* Dataset section *
━━━━━━━━━━━━━━━━━━━━━━━━━━━━━━
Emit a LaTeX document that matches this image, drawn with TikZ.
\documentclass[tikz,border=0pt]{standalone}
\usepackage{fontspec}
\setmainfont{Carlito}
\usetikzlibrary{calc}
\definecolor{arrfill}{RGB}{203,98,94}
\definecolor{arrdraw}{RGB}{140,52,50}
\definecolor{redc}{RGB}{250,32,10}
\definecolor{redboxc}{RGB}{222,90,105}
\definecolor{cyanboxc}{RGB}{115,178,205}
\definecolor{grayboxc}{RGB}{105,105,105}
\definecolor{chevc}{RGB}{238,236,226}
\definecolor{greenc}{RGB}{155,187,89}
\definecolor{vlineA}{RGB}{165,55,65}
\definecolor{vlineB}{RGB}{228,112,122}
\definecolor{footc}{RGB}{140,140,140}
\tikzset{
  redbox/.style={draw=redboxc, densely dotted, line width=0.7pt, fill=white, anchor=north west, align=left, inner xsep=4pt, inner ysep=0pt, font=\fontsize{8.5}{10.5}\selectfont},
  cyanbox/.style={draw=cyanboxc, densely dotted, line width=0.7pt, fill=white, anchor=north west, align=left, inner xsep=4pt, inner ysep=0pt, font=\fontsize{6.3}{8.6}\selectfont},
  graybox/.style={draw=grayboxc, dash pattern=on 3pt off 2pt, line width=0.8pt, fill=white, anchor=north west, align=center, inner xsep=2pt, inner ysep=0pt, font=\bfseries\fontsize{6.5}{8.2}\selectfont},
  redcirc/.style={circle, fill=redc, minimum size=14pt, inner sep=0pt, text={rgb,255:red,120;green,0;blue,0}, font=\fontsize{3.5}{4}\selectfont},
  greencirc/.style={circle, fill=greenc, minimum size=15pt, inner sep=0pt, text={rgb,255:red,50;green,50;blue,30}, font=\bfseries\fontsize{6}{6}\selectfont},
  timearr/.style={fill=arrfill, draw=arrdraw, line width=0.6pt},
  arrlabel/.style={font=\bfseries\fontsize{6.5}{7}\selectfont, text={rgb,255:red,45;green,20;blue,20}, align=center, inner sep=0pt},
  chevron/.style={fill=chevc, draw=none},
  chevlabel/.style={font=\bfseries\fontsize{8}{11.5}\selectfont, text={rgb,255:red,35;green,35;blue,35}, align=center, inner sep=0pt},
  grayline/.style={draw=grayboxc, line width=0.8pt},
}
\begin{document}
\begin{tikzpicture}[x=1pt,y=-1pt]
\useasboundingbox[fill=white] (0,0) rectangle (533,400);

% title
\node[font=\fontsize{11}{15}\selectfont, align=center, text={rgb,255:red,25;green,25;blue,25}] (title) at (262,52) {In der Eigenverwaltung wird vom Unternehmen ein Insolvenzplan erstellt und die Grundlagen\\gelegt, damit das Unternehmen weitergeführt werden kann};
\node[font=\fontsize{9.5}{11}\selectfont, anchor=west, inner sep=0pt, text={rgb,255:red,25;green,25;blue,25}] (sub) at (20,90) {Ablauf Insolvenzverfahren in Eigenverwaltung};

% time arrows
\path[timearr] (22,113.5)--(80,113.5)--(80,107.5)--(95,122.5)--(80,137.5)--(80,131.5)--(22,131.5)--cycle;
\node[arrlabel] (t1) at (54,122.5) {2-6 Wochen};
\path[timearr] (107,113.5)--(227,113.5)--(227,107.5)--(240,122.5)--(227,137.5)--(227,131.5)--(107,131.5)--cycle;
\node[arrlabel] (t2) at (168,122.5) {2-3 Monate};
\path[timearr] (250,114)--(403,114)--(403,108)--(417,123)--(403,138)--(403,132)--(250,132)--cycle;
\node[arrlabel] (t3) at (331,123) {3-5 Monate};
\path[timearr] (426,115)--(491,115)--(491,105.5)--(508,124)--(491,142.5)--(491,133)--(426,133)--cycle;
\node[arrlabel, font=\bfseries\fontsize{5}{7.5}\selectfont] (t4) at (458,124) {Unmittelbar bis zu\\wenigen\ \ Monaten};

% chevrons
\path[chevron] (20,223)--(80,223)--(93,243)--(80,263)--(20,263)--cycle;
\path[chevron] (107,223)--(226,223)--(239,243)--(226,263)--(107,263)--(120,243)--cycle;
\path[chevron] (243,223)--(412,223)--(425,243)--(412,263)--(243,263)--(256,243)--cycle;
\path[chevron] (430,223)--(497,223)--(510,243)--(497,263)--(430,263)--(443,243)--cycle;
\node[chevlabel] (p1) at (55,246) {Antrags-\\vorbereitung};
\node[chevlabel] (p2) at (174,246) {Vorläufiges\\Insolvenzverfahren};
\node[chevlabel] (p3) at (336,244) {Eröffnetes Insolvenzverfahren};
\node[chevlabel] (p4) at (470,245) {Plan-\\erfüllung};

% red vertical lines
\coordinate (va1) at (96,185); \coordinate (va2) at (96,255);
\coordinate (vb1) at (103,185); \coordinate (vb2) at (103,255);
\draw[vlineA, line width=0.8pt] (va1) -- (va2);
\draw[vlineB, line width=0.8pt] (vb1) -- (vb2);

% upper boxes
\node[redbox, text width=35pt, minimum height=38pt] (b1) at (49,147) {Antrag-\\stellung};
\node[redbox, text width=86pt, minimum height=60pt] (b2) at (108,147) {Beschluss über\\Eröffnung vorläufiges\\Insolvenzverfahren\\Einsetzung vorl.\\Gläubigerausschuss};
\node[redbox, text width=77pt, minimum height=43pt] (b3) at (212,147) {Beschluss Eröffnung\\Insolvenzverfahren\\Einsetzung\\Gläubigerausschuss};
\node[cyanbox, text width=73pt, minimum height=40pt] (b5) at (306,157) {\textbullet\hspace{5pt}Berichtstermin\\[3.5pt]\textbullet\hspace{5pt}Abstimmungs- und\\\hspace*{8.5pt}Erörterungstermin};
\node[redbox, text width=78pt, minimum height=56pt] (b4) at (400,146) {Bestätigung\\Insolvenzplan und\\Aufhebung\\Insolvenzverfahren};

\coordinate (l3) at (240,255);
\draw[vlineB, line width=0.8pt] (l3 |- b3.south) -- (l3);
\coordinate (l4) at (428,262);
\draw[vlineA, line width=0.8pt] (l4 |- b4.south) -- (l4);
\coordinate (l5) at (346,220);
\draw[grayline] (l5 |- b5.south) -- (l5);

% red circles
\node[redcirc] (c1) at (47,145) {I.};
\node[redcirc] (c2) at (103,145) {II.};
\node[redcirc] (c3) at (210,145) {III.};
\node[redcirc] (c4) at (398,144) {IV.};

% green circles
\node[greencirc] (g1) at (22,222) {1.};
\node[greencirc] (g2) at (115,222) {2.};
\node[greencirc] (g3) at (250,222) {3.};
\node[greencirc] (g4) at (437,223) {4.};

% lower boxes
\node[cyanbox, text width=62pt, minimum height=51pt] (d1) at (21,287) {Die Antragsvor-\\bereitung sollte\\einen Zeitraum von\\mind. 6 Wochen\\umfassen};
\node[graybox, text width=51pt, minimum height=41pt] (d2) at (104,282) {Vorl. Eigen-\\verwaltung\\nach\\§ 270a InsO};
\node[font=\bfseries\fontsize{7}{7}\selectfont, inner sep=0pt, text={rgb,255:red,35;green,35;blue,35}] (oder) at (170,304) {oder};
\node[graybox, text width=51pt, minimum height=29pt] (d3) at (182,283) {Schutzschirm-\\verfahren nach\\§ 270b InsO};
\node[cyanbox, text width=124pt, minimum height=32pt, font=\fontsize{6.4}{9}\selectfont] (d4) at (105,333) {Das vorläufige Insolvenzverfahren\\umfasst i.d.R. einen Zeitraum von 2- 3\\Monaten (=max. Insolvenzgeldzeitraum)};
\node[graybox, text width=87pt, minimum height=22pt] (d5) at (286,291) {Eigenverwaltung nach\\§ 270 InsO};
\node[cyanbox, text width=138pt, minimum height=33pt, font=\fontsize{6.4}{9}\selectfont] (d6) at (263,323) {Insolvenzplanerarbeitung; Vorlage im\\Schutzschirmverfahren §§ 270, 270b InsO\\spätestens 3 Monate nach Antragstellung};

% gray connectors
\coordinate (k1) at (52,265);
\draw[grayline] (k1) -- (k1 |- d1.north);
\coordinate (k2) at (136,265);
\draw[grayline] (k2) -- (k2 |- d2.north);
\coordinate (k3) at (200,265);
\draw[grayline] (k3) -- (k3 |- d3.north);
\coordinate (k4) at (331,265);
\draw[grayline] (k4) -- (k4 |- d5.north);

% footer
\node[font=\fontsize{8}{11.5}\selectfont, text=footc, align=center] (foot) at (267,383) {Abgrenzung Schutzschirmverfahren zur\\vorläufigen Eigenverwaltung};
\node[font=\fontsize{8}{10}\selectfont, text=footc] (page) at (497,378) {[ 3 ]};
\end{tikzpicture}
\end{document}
━━━━━━━━━━━━━━━━━━━━━━━━━━━━━━
* Task prompt *
Set down, exactly as written, each line of the data from its opening line through the one containing "(0,0) rectangle (533,400);". Output nothing more.

* Answer to this task *
Emit a LaTeX document that matches this image, drawn with TikZ.
\documentclass[tikz,border=0pt]{standalone}
\usepackage{fontspec}
\setmainfont{Carlito}
\usetikzlibrary{calc}
\definecolor{arrfill}{RGB}{203,98,94}
\definecolor{arrdraw}{RGB}{140,52,50}
\definecolor{redc}{RGB}{250,32,10}
\definecolor{redboxc}{RGB}{222,90,105}
\definecolor{cyanboxc}{RGB}{115,178,205}
\definecolor{grayboxc}{RGB}{105,105,105}
\definecolor{chevc}{RGB}{238,236,226}
\definecolor{greenc}{RGB}{155,187,89}
\definecolor{vlineA}{RGB}{165,55,65}
\definecolor{vlineB}{RGB}{228,112,122}
\definecolor{footc}{RGB}{140,140,140}
\tikzset{
  redbox/.style={draw=redboxc, densely dotted, line width=0.7pt, fill=white, anchor=north west, align=left, inner xsep=4pt, inner ysep=0pt, font=\fontsize{8.5}{10.5}\selectfont},
  cyanbox/.style={draw=cyanboxc, densely dotted, line width=0.7pt, fill=white, anchor=north west, align=left, inner xsep=4pt, inner ysep=0pt, font=\fontsize{6.3}{8.6}\selectfont},
  graybox/.style={draw=grayboxc, dash pattern=on 3pt off 2pt, line width=0.8pt, fill=white, anchor=north west, align=center, inner xsep=2pt, inner ysep=0pt, font=\bfseries\fontsize{6.5}{8.2}\selectfont},
  redcirc/.style={circle, fill=redc, minimum size=14pt, inner sep=0pt, text={rgb,255:red,120;green,0;blue,0}, font=\fontsize{3.5}{4}\selectfont},
  greencirc/.style={circle, fill=greenc, minimum size=15pt, inner sep=0pt, text={rgb,255:red,50;green,50;blue,30}, font=\bfseries\fontsize{6}{6}\selectfont},
  timearr/.style={fill=arrfill, draw=arrdraw, line width=0.6pt},
  arrlabel/.style={font=\bfseries\fontsize{6.5}{7}\selectfont, text={rgb,255:red,45;green,20;blue,20}, align=center, inner sep=0pt},
  chevron/.style={fill=chevc, draw=none},
  chevlabel/.style={font=\bfseries\fontsize{8}{11.5}\selectfont, text={rgb,255:red,35;green,35;blue,35}, align=center, inner sep=0pt},
  grayline/.style={draw=grayboxc, line width=0.8pt},
}
\begin{document}
\begin{tikzpicture}[x=1pt,y=-1pt]
\useasboundingbox[fill=white] (0,0) rectangle (533,400);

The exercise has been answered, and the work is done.